A: You point it at the biggest building in New York, you step on the gas. What's so hard?

B: I don't know. Those towers are only slightly wider than the planes. It'll be like getting into a Mack truck you've never driven before and driving it through a small garage doorway at ninety miles an hour without touching the sides. We've never handled a plane like that, we'll train in small Cessnas...

A: And some flight simulators.

B: OK, flight simulators. In the real case though, at very fast speeds, is it so easy to hit those buildings?

A: Very very easy.

B: Even the South Tower where we swoop in and get a bulls-eye on a steep banking turn?

A: That one is a bit special. That's a tricky one.

B: That's not so easy.

A: Well...

B: It's really hard! That's expert level flying! We are not experts!

A: Ahhh, it's not so bad as all that. You should see Marwan on the X-Box.

B: OK. But your plan for the Pentagon.

A: What about it?

B: Well, aside from the fact it's well after the towers, and the military will probably be chasing us, if we even make it to DC, there's this spiral descent thing.

A: Beautiful, no?

B: It's dangerously time-consuming and insanely difficult, and even if we manage it, we don't get much value for all that risk.

A: What do you mean?

B: You have done SOME research, right? They're refurbishing that wedge.

A: What a wasted effort! Ha ha! We will destroy their refurbishing!

B: Yes, but it's being bomb-hardened. The damage will be contained. And the work will mean not many people are in there. And the leaders, they sit on the opposite side.

A: What's your point?

B: Well, wouldn't it be much easier, and faster, and cause more damage, if we just dived into the top of the building?

A: I don't like this idea.

B: Why not? Look, from the top, it's hundreds of acres, a nice big target. From the side, it's a short little building. Why not choose the easier thing that's quicker and does more damage?

A: Come on, it's not that bad. You spiral down in your jumbo jet, level off at about 450 miles an hour, stay an inch off the ground the last couple hundred feet and gun it into the wall. No biggie. I think Hani will manage.

B: You think he will manage. You know how he drives.

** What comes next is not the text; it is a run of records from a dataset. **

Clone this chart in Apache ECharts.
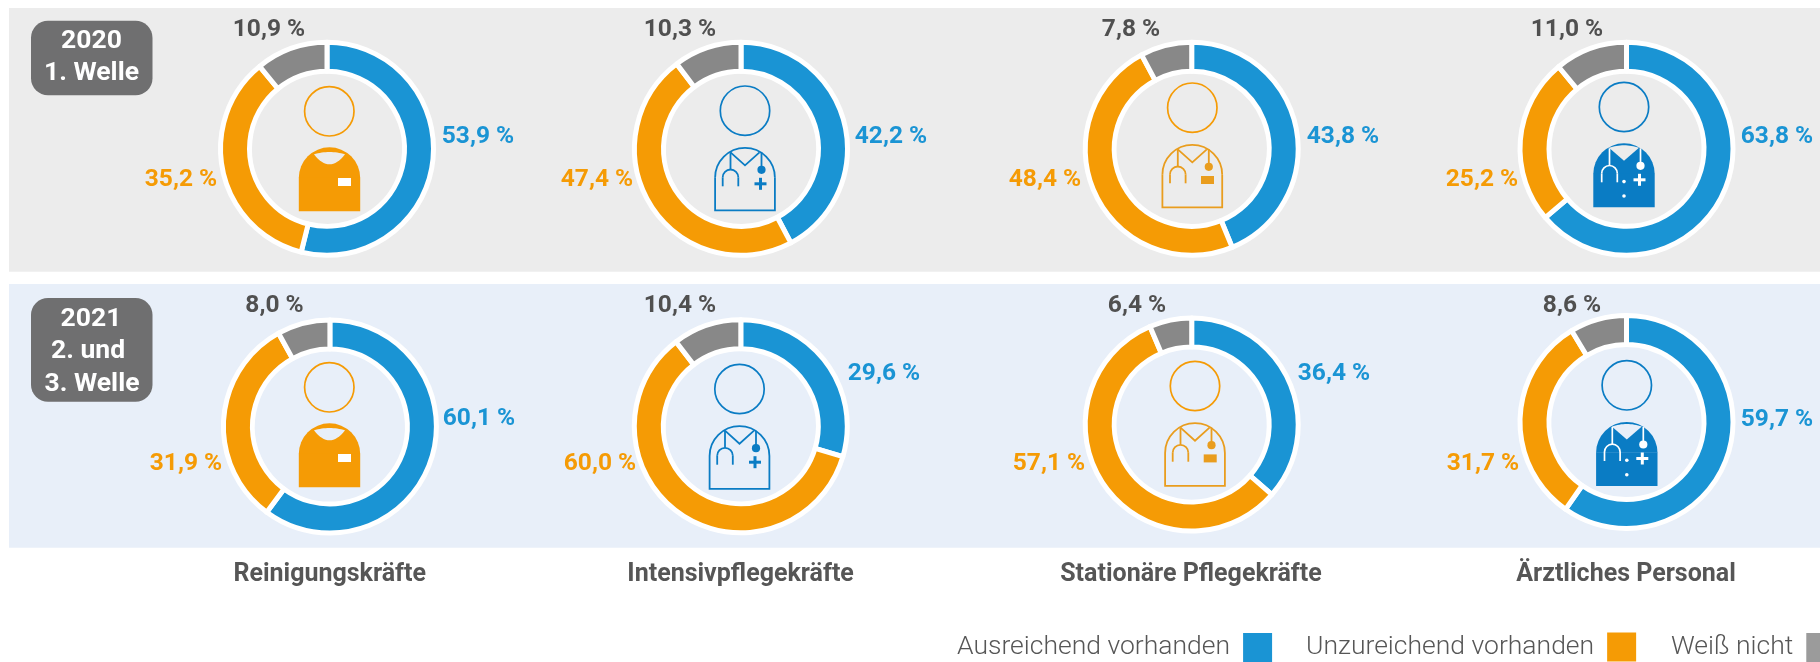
<!DOCTYPE html>
<html>
<head>
<meta charset="utf-8">
<title>Schutzausrüstung</title>
<script src="https://cdn.jsdelivr.net/npm/echarts@6/dist/echarts.min.js"></script>
<style>
    html, body { margin: 0; padding: 0; background: #fff; }
    #chart { width: 1820px; height: 662px; }
</style>
</head>
<body>
<div id="chart"></div>
<script>
// data
var categories = ['Reinigungskräfte', 'Intensivpflegekräfte', 'Stationäre Pflegekräfte', 'Ärztliches Personal'];
var statusNames = ['Ausreichend vorhanden', 'Unzureichend vorhanden', 'Weiß nicht'];
var ausreichend2020 = [53.9, 42.2, 43.8, 63.8];
var unzureichend2020 = [35.2, 47.4, 48.4, 25.2];
var weissNicht2020 = [10.9, 10.3, 7.8, 11.0];
var ausreichend2021 = [60.1, 29.6, 36.4, 59.7];
var unzureichend2021 = [31.9, 60.0, 57.1, 31.7];
var weissNicht2021 = [8.0, 10.4, 6.4, 8.6];
var badge2020 = ['2020', '1. Welle'];
var badge2021 = ['2021', '2. und', '3. Welle'];

// colours
var blue = '#1a94d4', orange = '#f59b05', grey = '#888888', darkText = '#565656';
var iconBlue = '#0a7cc4', iconGold = '#e99d1e';
var bg2020 = '#ececec', bg2021 = '#e8eff9';

// layout, in page pixels
var rows = [
    {
        bg: bg2020, panel: [9, 8, 1811, 263.7], badge: [31, 20.7, 121.5, 74.6],
        lines: badge2020, lineX: [91.5, 91.5], lineY: [41.5, 73.2],
        values: [ausreichend2020, unzureichend2020, weissNicht2020],
        centers: [[327, 148.8], [741, 148.8], [1191.7, 148.8], [1626.5, 148.8]],
        heads: [[329.3, 111.3], [745, 110.7], [1192.3, 107.7], [1624, 107]],
        bodies: [[329.5, 147.3], [745, 147.3], [1192.3, 144.3], [1624, 143.3]],
        labels: [
            [[478, 136.5], [181, 179.5], [269, 30]],
            [[891, 136.5], [597, 179.5], [680, 30]],
            [[1343, 136.5], [1045, 179.5], [1131, 30]],
            [[1777, 136.5], [1482, 179.5], [1567, 30]]
        ]
    },
    {
        bg: bg2021, panel: [9, 284, 1811, 263.7], badge: [31, 298, 121.5, 103.7],
        lines: badge2021, lineX: [91, 88, 92], lineY: [319.5, 351.5, 384.5],
        values: [ausreichend2021, unzureichend2021, weissNicht2021],
        centers: [[329.9, 426.5], [740.8, 426.3], [1191.7, 424.5], [1626.5, 422]],
        heads: [[329.3, 387.3], [739.5, 389], [1195, 386], [1626.8, 385.3]],
        bodies: [[329.5, 423.3], [739.5, 425.7], [1195, 422.7], [1626.8, 422]],
        labels: [
            [[479, 419], [186, 464], [274.5, 305.5]],
            [[884, 374], [600, 464], [680, 305.5]],
            [[1334, 374], [1049, 464], [1137, 305.5]],
            [[1777, 419.5], [1483, 464], [1572, 305.5]]
        ]
    }
];
var categoryX = [329.7, 740.6, 1191, 1626];
var categoryY = 575;
var iconKinds = ['cleaner', 'icu', 'ward', 'doctor'];

function fmt(v) {
    return v.toFixed(1).replace('.', ',') + ' %';
}

// small quadratic curve sampled to points, for the neck cut-outs
function quad(p0, p1, p2) {
    var pts = [];
    for (var i = 0; i <= 16; i++) {
        var t = i / 16, u = 1 - t;
        pts.push([u * u * p0[0] + 2 * u * t * p1[0] + t * t * p2[0], u * u * p0[1] + 2 * u * t * p1[1] + t * t * p2[1]]);
    }
    return pts;
}

function shapeEl(type, shape, style) {
    return { type: type, shape: shape, style: style, z: 10, silent: true };
}

function plus(x, y, color) {
    return [
        shapeEl('rect', { x: x - 6, y: y - 1.5, width: 12, height: 3 }, { fill: color }),
        shapeEl('rect', { x: x - 1.5, y: y - 6, width: 3, height: 12 }, { fill: color })
    ];
}

function stethoscope(color, w) {
    var s = { stroke: color, lineWidth: w, fill: null };
    return [
        shapeEl('line', { x1: -14.5, y1: 5, x2: -14.5, y2: 22 }, s),
        shapeEl('arc', { cx: -14.5, cy: 30, r: 7.8, startAngle: Math.PI, endAngle: Math.PI * 2, clockwise: true }, s),
        shapeEl('line', { x1: -22.3, y1: 30, x2: -22.3, y2: 39 }, s),
        shapeEl('line', { x1: -6.7, y1: 30, x2: -6.7, y2: 39 }, s),
        shapeEl('line', { x1: 16.5, y1: 5, x2: 16.5, y2: 20 }, s),
        shapeEl('circle', { cx: 16.5, cy: 22.5, r: 4.1 }, { fill: color })
    ];
}

function filledBody(color) {
    return [
        shapeEl('sector', { cx: 0, cy: 30.7, r0: 0, r: 30.7, startAngle: Math.PI, endAngle: Math.PI * 2, clockwise: true }, { fill: color }),
        shapeEl('rect', { x: -30.7, y: 30.5, width: 61.4, height: 33.5 }, { fill: color })
    ];
}

function outlineBody(color) {
    var s = { stroke: color, lineWidth: 1.8, fill: null };
    return [
        shapeEl('arc', { cx: 0, cy: 30.4, r: 29.9, startAngle: Math.PI, endAngle: Math.PI * 2, clockwise: true }, s),
        shapeEl('polyline', { points: [[-29.9, 30.4], [-29.9, 63.1], [29.9, 63.1], [29.9, 30.4]] }, s),
        shapeEl('polyline', { points: [[-14.5, 5], [0, 18], [14.5, 5]] }, s)
    ];
}

function iconParts(kind, bg) {
    var parts;
    if (kind === 'cleaner') {
        parts = filledBody(orange);
        parts.push(shapeEl('polygon', {
            points: quad([-15.5, 7], [0, 2.5], [15.5, 7]).concat(quad([15.5, 7], [0, 27], [-15.5, 7]))
        }, { fill: bg }));
        parts.push(shapeEl('rect', { x: 8.5, y: 30.7, width: 13, height: 8 }, { fill: '#fff' }));
    } else if (kind === 'icu') {
        parts = outlineBody(iconBlue).concat(stethoscope(iconBlue, 1.8), plus(15.5, 36.5, iconBlue));
    } else if (kind === 'ward') {
        parts = outlineBody(iconGold).concat(stethoscope(iconGold, 1.8));
        parts.push(shapeEl('rect', { x: 8.7, y: 31.7, width: 13, height: 8 }, { fill: iconGold }));
    } else {
        parts = filledBody(iconBlue);
        parts.push(shapeEl('polygon', {
            points: quad([-15, 4.5], [0, -0.5], [15, 4.5]).concat([[0, 17.5]])
        }, { fill: bg }));
        parts = parts.concat(stethoscope('#fff', 1.7), plus(15.5, 36.5, '#fff'));
        parts.push(shapeEl('circle', { cx: 0, cy: 38.3, r: 1.8 }, { fill: '#fff' }));
        parts.push(shapeEl('circle', { cx: 0, cy: 52.7, r: 1.8 }, { fill: '#fff' }));
    }
    return parts;
}

var series = [];
var graphics = [];
var labelSpots = [];

rows.forEach(function (row) {
    graphics.push({
        type: 'rect', z: -1, silent: true,
        shape: { x: row.panel[0], y: row.panel[1], width: row.panel[2], height: row.panel[3] },
        style: { fill: row.bg }
    });
    graphics.push({
        type: 'rect', z: 1, silent: true,
        shape: { x: row.badge[0], y: row.badge[1], width: row.badge[2], height: row.badge[3], r: 17 },
        style: { fill: '#6f6f70' }
    });
    row.lines.forEach(function (line, i) {
        graphics.push({
            type: 'text', z: 5, silent: true, x: row.lineX[i], y: row.lineY[i],
            style: {
                text: line, fill: '#fff', font: 'bold 26.5px Roboto',
                align: 'center', verticalAlign: 'middle'
            }
        });
    });
    categories.forEach(function (cat, c) {
        series.push({
            type: 'pie',
            name: cat,
            center: row.centers[c],
            radius: [77.5, 106.5],
            startAngle: 90,
            clockwise: true,
            animation: false,
            silent: true,
            avoidLabelOverlap: false,
            itemStyle: { borderColor: '#fff', borderWidth: 5 },
            label: {
                show: true,
                fontFamily: 'Roboto',
                fontWeight: 'bold',
                fontSize: 24.5,
                formatter: function (p) { return fmt(p.value); }
            },
            labelLine: { show: false },
            labelLayout: function (p) {
                var spot = labelSpots[p.seriesIndex][p.dataIndex];
                return { x: spot[0], y: spot[1], align: 'center', verticalAlign: 'middle' };
            },
            data: statusNames.map(function (n, s) {
                var color = [blue, orange, grey][s];
                return {
                    name: n,
                    value: row.values[s][c],
                    itemStyle: { color: color },
                    label: { color: [blue, orange, '#505050'][s] }
                };
            })
        });
        labelSpots.push(row.labels[c]);

        var headColor = (c === 0 || c === 2) ? orange : iconBlue;
        graphics.push({
            type: 'circle', z: 10, silent: true,
            shape: { cx: row.heads[c][0], cy: row.heads[c][1], r: 24.7 },
            style: { stroke: headColor, lineWidth: 1.7, fill: null }
        });
        graphics.push({
            type: 'group', x: row.bodies[c][0], y: row.bodies[c][1],
            children: iconParts(iconKinds[c], row.bg)
        });
    });
});

categories.forEach(function (cat, c) {
    graphics.push({
        type: 'text', z: 5, silent: true, x: categoryX[c], y: categoryY,
        style: {
            text: cat, fill: darkText, font: 'bold 25px Roboto',
            align: 'center', verticalAlign: 'middle'
        }
    });
});

function legendFor(i, left, top, color, textTop) {
    return {
        left: left,
        top: top,
        orient: 'horizontal',
        align: 'right',
        padding: 0,
        selectedMode: false,
        itemWidth: 29,
        itemHeight: 29,
        icon: 'rect',
        textStyle: {
            fontFamily: 'Roboto', fontWeight: 300, fontSize: 26.5, color: darkText,
            padding: [textTop, 8, 0, 0]
        },
        data: [{ name: statusNames[i], itemStyle: { color: color, borderWidth: 0 } }]
    };
}

var myChart = echarts.init(document.getElementById('chart'));
myChart.setOption({
    animation: false,
    backgroundColor: '#fff',
    legend: [
        legendFor(0, 957, 633, blue, 6),
        legendFor(1, 1306, 632.5, orange, 0),
        legendFor(2, 1671, 633, '#9b9b9b', 6)
    ],
    graphic: { elements: graphics },
    series: series
});
</script>
</body>
</html>
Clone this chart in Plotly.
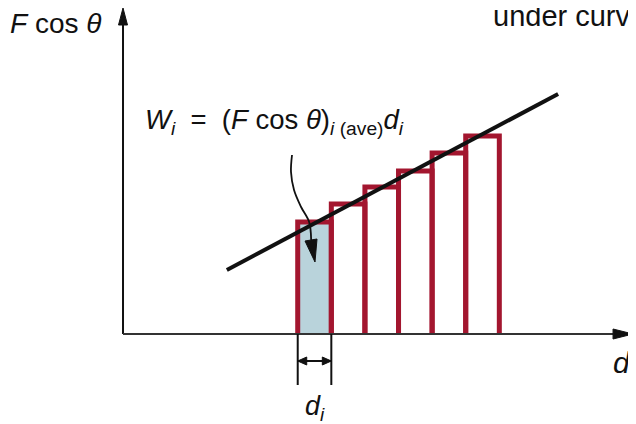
import plotly.graph_objects as go

# ---- data (arbitrary units: d in strip widths, F cos θ in force units) ----
bar_left = [5.2, 6.2, 7.2, 8.2, 9.2, 10.2]
bar_width = 1.0
bar_height = [11.2, 13.0, 14.7, 16.3, 18.1, 19.8]
highlight_index = 0

trend_d = [3.09, 12.95]
trend_f = [6.4, 24.0]

# pointer (curvy arrow) path, from equation down into highlighted strip
pointer_d = [5.03, 5.00, 5.09, 5.30, 5.54, 5.60]
pointer_f = [17.9, 16.2, 14.4, 12.7, 11.2, 9.4]
pointer_head_d = [5.417, 5.714, 5.774]
pointer_head_f = [9.3, 7.2, 9.5]

# axis extents
d_axis_end = 15.18
f_axis_end = 32.6

W, H = 628, 416
x_range = [-3.423, 15.268]
y_range = [-9.0, 32.6]

RED = "#A3162F"
BLUE = "#B9D3DB"
INK = "#111111"
FONT = "Liberation Sans, Arial, Helvetica, sans-serif"

fig = go.Figure()

# highlighted strip fill
l = bar_left[highlight_index]
r = l + bar_width
h = bar_height[highlight_index]
fig.add_trace(go.Scatter(x=[l, l, r, r, l], y=[0, h, h, 0, 0], mode="lines",
                         fill="toself", fillcolor=BLUE, line=dict(width=0),
                         hoverinfo="skip"))

# strip outlines
for l, h in zip(bar_left, bar_height):
    r = l + bar_width
    fig.add_trace(go.Scatter(x=[l, l, r, r], y=[0, h, h, 0], mode="lines",
                             line=dict(color=RED, width=5), hoverinfo="skip"))

# force curve (straight line)
fig.add_trace(go.Scatter(x=trend_d, y=trend_f, mode="lines",
                         line=dict(color=INK, width=4), hoverinfo="skip"))

# curvy pointer
fig.add_trace(go.Scatter(x=pointer_d, y=pointer_f, mode="lines",
                         line=dict(color=INK, width=1.8, shape="spline"),
                         hoverinfo="skip"))
fig.add_trace(go.Scatter(x=pointer_head_d + [pointer_head_d[0]],
                         y=pointer_head_f + [pointer_head_f[0]], mode="lines",
                         fill="toself", fillcolor=INK, line=dict(color=INK, width=1),
                         hoverinfo="skip"))

# axes with arrowheads
xu = (x_range[1] - x_range[0]) / W   # data per pixel (x)
yu = (y_range[1] - y_range[0]) / H   # data per pixel (y)
fig.add_trace(go.Scatter(x=[0, 0], y=[0, f_axis_end - 17 * yu], mode="lines",
                         line=dict(color=INK, width=2), hoverinfo="skip"))
fig.add_trace(go.Scatter(x=[-4.5 * xu, 4.5 * xu, 0, -4.5 * xu],
                         y=[f_axis_end - 17 * yu, f_axis_end - 17 * yu, f_axis_end, f_axis_end - 17 * yu],
                         mode="lines", fill="toself", fillcolor=INK,
                         line=dict(color=INK, width=1), hoverinfo="skip"))
fig.add_trace(go.Scatter(x=[0, d_axis_end - 20 * xu], y=[0, 0], mode="lines",
                         line=dict(color="#333333", width=2), hoverinfo="skip"))
fig.add_trace(go.Scatter(x=[d_axis_end - 20 * xu, d_axis_end - 20 * xu, d_axis_end, d_axis_end - 20 * xu],
                         y=[-5 * yu, 5 * yu, 0, -5 * yu],
                         mode="lines", fill="toself", fillcolor=INK,
                         line=dict(color=INK, width=1), hoverinfo="skip"))

# dimension marker for d_i
l = bar_left[highlight_index]
r = l + bar_width
dim_low = -51 * yu
dim_y = -27 * yu
for xv in (l, r):
    fig.add_trace(go.Scatter(x=[xv, xv], y=[0, dim_low], mode="lines",
                             line=dict(color=INK, width=2), hoverinfo="skip"))
fig.add_trace(go.Scatter(x=[l, r], y=[dim_y, dim_y], mode="lines",
                         line=dict(color=INK, width=2), hoverinfo="skip"))
for tip, base in ((l, l + 9 * xu), (r, r - 9 * xu)):
    fig.add_trace(go.Scatter(x=[base, base, tip, base],
                             y=[dim_y - 4 * yu, dim_y + 4 * yu, dim_y, dim_y - 4 * yu],
                             mode="lines", fill="toself", fillcolor=INK,
                             line=dict(color=INK, width=1), hoverinfo="skip"))

# texts
def txt(x, y, s, size, xanchor="left"):
    fig.add_annotation(x=x, y=y, xref="x", yref="y", text=s, showarrow=False,
                       xanchor=xanchor, yanchor="middle",
                       font=dict(family=FONT, size=size, color=INK))

txt(-3.42, 31.1, "<i>F</i> cos <i>θ</i>", 28)
txt(10.95, 31.8, "under curve", 29)
txt(0.6, 21.3, "<i>W<sub>i</sub></i>  =  (<i>F</i> cos <i>θ</i>)<sub><i>i</i> (ave)</sub><i>d<sub>i</sub></i>", 27.5)
txt(l + bar_width / 2, -7.4, "<i>d<sub>i</sub></i>", 27, xanchor="center")
txt(14.52, -2.8, "<i>d</i>", 30)

fig.update_layout(
    width=W, height=H, margin=dict(l=0, r=0, t=0, b=0),
    paper_bgcolor="white", plot_bgcolor="white", showlegend=False,
    xaxis=dict(range=x_range, visible=False, fixedrange=True),
    yaxis=dict(range=y_range, visible=False, fixedrange=True),
    hovermode=False,
)

fig.write_html("out.html")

A: Hani will have beginner's luck.

B: That's the plan? "Hani will have beginner's luck"?!

A: I have spoken.

B: I give up. I give up.

It's easy to believe in screw-ups. Screw-ups happen. It's not the least bit difficult to imagine that airport security could screw up, for example, and let a box cutter (or four) through. But can we believe a halfway decent evil plan would depend on such screw-ups? To me, that's a bit harder. It's a very odd combination of sophisticated planning and total inanity. They had no business counting on box cutters getting through security. They had no business believing they could fly around American skies for hours totally unmolested by fighter jets.

Ridiculous stupid plans with near certain failure at every juncture are very rarely so wildly successful. You'd almost have to believe in miracles.

Strikes me as a bit fishy, that's all. In sum, you've got people who shouldn't have been in the country, by all appearances being protected by intelligence handlers, good investigations being squashed, the military runs suspicious hijacking exercises that day that confuse everybody, every failsafe mechanism and protocol steps aside for them to succeed, and then the government first tries to avoid any investigation at all (!) and then creates a poorly funded Commission run by its friends and proceeds to obstruct it in every possible way.

Inside job? We just don't know. We'll each just have to decide for ourselves what explanation stretches our credulity more.